* **Set task**
Your copy should be exact, beginning at the line containing "Convert this chart" and ending at the line containing "const FS = 21;", with both lines kept and every picture dropped.

* **Supplied data**

****

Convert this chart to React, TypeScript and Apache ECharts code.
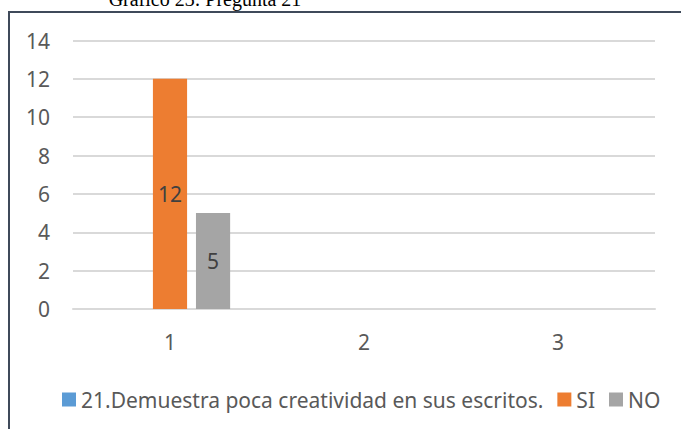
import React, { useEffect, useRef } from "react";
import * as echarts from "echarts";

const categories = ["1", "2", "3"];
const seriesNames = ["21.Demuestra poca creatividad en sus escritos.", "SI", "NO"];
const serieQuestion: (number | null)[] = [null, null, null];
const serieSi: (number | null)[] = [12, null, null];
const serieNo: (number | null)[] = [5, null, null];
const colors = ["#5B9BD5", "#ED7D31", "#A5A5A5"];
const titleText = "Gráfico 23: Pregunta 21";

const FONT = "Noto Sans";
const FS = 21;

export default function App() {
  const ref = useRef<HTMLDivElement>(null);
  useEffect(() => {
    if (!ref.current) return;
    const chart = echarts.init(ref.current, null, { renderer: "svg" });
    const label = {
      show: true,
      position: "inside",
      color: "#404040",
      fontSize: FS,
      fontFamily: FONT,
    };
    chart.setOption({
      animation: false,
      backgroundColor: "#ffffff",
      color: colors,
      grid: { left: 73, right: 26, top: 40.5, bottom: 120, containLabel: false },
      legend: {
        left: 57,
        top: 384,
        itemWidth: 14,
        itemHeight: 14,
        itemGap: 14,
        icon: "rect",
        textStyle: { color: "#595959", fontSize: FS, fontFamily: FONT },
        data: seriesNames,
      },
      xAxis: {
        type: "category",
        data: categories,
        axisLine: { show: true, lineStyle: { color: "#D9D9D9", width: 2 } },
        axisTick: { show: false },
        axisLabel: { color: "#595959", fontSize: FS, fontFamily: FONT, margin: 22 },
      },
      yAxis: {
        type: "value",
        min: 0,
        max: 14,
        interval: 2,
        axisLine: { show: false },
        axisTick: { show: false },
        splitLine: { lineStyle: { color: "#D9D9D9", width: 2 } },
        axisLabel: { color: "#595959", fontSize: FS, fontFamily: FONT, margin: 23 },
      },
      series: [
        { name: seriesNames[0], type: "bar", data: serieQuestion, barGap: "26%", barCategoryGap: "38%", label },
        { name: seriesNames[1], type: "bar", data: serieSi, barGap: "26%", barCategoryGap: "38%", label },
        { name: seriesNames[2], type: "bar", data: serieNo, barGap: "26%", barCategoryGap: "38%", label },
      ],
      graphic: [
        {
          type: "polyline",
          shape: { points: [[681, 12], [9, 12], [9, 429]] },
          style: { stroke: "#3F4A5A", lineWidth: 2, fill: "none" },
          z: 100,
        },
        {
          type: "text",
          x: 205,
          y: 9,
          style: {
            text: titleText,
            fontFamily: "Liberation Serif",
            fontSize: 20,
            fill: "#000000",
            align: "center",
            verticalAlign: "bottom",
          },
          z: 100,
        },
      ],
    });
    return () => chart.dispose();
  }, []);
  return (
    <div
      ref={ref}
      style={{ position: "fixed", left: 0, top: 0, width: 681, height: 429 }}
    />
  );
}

****

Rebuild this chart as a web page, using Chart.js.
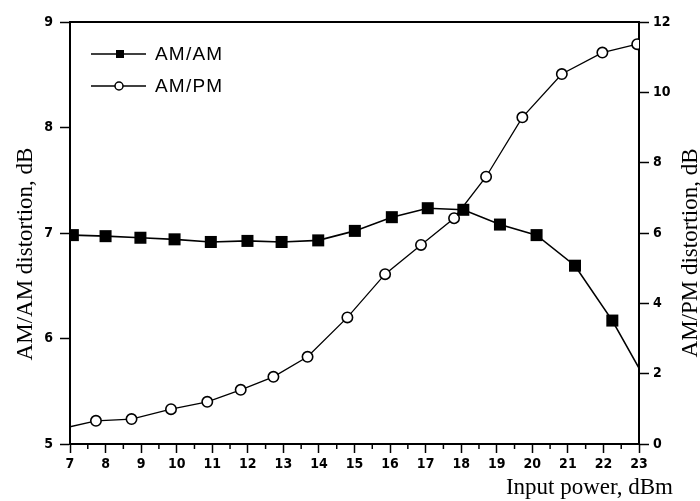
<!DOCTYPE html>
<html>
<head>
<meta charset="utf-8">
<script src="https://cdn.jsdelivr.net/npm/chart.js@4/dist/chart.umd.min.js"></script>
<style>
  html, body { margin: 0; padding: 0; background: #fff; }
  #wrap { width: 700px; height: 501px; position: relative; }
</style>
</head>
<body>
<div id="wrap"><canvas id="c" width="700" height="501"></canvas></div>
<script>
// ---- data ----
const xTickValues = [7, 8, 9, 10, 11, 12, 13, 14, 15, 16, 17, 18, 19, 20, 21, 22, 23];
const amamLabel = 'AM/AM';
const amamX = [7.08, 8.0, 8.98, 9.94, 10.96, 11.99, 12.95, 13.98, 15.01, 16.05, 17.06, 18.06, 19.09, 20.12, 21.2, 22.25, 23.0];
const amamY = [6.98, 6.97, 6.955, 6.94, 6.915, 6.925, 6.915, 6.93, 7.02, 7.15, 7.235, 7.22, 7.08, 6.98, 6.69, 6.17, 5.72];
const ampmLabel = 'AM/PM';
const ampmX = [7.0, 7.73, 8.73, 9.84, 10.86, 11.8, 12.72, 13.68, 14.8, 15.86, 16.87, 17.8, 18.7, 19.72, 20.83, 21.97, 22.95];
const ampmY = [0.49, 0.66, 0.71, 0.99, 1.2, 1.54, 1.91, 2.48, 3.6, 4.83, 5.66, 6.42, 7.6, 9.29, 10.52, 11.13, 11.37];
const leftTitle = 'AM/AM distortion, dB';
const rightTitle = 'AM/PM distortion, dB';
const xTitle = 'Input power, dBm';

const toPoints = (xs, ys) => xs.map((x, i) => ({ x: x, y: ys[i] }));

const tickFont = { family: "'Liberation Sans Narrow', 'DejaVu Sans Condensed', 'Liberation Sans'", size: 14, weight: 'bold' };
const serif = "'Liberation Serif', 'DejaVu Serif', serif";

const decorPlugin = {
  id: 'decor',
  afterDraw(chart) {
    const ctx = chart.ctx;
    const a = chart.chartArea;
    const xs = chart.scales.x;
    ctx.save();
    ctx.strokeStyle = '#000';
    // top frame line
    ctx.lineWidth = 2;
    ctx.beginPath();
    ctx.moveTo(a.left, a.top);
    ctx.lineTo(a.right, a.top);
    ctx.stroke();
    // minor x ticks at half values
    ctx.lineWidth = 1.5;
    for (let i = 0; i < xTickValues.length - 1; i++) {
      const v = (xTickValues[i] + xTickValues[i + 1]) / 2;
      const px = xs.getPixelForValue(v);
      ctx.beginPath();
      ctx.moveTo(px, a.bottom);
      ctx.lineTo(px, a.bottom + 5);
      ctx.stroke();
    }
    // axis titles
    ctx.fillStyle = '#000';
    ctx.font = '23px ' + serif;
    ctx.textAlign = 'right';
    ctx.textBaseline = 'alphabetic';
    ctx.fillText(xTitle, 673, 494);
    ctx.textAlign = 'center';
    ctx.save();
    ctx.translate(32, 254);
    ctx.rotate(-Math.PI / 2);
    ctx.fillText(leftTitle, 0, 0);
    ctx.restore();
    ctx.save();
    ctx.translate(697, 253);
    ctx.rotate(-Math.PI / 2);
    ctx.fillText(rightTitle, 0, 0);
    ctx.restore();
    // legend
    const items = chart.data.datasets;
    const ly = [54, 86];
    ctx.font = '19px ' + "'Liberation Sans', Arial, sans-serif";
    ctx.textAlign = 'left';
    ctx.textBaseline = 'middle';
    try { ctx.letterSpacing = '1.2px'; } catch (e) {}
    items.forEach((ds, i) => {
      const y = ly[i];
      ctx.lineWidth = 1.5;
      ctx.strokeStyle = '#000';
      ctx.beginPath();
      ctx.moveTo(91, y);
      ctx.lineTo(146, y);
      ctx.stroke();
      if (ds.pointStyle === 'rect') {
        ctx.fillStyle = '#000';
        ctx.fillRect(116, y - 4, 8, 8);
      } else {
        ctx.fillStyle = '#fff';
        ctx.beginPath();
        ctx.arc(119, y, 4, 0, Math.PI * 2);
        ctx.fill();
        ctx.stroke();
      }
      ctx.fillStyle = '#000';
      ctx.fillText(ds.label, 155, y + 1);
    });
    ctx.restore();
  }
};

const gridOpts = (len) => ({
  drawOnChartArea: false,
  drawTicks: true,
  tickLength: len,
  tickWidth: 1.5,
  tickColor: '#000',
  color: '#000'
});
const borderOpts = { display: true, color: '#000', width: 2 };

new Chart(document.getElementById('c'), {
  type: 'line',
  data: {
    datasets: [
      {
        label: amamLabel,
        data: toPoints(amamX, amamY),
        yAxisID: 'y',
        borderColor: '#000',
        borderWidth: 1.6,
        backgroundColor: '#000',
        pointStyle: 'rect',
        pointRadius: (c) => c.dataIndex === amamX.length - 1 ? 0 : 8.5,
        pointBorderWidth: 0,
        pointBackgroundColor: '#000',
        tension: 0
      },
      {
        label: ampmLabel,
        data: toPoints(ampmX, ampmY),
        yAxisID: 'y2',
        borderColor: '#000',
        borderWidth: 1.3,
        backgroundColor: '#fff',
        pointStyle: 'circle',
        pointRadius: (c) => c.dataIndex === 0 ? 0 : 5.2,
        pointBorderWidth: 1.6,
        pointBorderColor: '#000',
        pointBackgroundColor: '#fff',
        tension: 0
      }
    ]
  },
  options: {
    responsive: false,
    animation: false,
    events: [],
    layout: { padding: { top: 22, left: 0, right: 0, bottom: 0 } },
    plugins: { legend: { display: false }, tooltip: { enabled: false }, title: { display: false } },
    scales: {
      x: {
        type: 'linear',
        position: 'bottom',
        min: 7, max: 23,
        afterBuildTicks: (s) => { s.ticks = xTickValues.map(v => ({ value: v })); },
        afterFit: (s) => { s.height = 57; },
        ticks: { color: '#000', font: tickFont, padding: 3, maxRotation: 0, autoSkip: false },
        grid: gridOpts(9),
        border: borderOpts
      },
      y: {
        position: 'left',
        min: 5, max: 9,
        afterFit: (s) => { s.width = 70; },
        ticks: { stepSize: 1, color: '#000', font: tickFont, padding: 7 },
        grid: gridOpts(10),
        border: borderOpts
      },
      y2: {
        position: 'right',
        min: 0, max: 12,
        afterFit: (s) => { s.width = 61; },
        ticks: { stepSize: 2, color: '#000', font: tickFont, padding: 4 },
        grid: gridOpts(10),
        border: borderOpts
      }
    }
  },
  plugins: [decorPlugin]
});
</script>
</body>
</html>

****

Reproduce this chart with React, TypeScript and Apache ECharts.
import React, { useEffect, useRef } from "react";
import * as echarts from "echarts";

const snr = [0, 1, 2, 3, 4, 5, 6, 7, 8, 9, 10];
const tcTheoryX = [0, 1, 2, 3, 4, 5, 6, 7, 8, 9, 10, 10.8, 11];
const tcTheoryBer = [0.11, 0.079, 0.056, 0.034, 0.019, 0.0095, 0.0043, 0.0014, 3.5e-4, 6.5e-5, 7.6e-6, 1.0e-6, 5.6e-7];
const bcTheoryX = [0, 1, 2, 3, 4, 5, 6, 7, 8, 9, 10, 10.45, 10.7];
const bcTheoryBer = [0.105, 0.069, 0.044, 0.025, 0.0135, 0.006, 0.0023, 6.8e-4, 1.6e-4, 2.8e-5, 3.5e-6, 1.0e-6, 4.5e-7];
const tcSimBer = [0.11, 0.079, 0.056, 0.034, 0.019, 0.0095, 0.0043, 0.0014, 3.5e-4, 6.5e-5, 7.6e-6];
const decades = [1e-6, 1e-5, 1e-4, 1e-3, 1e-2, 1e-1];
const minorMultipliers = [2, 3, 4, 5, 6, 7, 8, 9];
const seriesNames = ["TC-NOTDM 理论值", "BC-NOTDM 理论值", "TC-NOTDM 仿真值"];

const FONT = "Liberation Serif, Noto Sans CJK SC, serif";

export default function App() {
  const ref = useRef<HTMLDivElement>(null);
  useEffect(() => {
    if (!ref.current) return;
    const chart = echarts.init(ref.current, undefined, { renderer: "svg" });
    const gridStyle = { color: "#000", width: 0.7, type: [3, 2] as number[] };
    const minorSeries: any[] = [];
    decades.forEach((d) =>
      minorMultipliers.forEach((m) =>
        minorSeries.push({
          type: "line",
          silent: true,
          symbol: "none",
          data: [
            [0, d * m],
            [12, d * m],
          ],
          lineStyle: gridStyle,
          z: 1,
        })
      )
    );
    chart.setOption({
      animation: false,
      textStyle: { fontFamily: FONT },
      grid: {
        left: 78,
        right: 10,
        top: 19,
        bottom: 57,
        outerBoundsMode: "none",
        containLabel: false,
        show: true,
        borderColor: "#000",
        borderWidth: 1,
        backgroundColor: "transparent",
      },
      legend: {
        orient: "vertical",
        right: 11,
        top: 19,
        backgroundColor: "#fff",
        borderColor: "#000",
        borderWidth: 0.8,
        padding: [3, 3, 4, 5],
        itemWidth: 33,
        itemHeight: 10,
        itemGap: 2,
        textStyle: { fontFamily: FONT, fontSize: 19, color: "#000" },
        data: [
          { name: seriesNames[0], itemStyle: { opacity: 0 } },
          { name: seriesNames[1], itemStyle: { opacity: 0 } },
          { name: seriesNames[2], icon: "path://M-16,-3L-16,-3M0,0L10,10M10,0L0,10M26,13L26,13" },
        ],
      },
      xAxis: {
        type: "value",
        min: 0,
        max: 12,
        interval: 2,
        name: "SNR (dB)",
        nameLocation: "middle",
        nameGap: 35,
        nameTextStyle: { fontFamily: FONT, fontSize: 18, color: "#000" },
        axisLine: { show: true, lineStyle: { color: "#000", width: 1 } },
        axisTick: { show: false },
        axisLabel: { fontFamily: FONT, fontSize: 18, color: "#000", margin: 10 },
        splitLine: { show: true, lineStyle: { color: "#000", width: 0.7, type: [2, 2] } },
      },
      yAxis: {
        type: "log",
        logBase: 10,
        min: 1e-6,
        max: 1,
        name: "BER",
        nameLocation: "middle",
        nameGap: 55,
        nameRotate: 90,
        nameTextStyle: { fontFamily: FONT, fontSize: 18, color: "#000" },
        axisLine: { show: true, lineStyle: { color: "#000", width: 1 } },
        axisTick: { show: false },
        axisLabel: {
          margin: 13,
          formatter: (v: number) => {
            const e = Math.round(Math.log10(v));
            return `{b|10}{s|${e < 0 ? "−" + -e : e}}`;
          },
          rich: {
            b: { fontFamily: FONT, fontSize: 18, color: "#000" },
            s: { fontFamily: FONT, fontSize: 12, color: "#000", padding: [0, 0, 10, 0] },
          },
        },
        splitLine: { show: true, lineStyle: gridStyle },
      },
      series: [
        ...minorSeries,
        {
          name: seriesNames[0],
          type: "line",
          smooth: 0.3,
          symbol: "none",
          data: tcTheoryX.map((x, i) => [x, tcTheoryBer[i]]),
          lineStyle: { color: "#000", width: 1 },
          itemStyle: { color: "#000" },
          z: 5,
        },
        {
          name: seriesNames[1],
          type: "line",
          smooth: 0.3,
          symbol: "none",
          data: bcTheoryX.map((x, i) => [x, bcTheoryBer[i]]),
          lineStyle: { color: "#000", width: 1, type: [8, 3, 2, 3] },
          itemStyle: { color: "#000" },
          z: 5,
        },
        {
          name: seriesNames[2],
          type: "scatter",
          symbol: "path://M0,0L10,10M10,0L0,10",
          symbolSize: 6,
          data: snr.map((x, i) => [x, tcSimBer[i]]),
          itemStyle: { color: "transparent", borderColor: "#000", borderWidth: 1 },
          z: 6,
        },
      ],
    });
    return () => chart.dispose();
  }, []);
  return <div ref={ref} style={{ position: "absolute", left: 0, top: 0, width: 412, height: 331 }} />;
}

****

* **Task output**
Convert this chart to React, TypeScript and Apache ECharts code.
import React, { useEffect, useRef } from "react";
import * as echarts from "echarts";

const categories = ["1", "2", "3"];
const seriesNames = ["21.Demuestra poca creatividad en sus escritos.", "SI", "NO"];
const serieQuestion: (number | null)[] = [null, null, null];
const serieSi: (number | null)[] = [12, null, null];
const serieNo: (number | null)[] = [5, null, null];
const colors = ["#5B9BD5", "#ED7D31", "#A5A5A5"];
const titleText = "Gráfico 23: Pregunta 21";

const FONT = "Noto Sans";
const FS = 21;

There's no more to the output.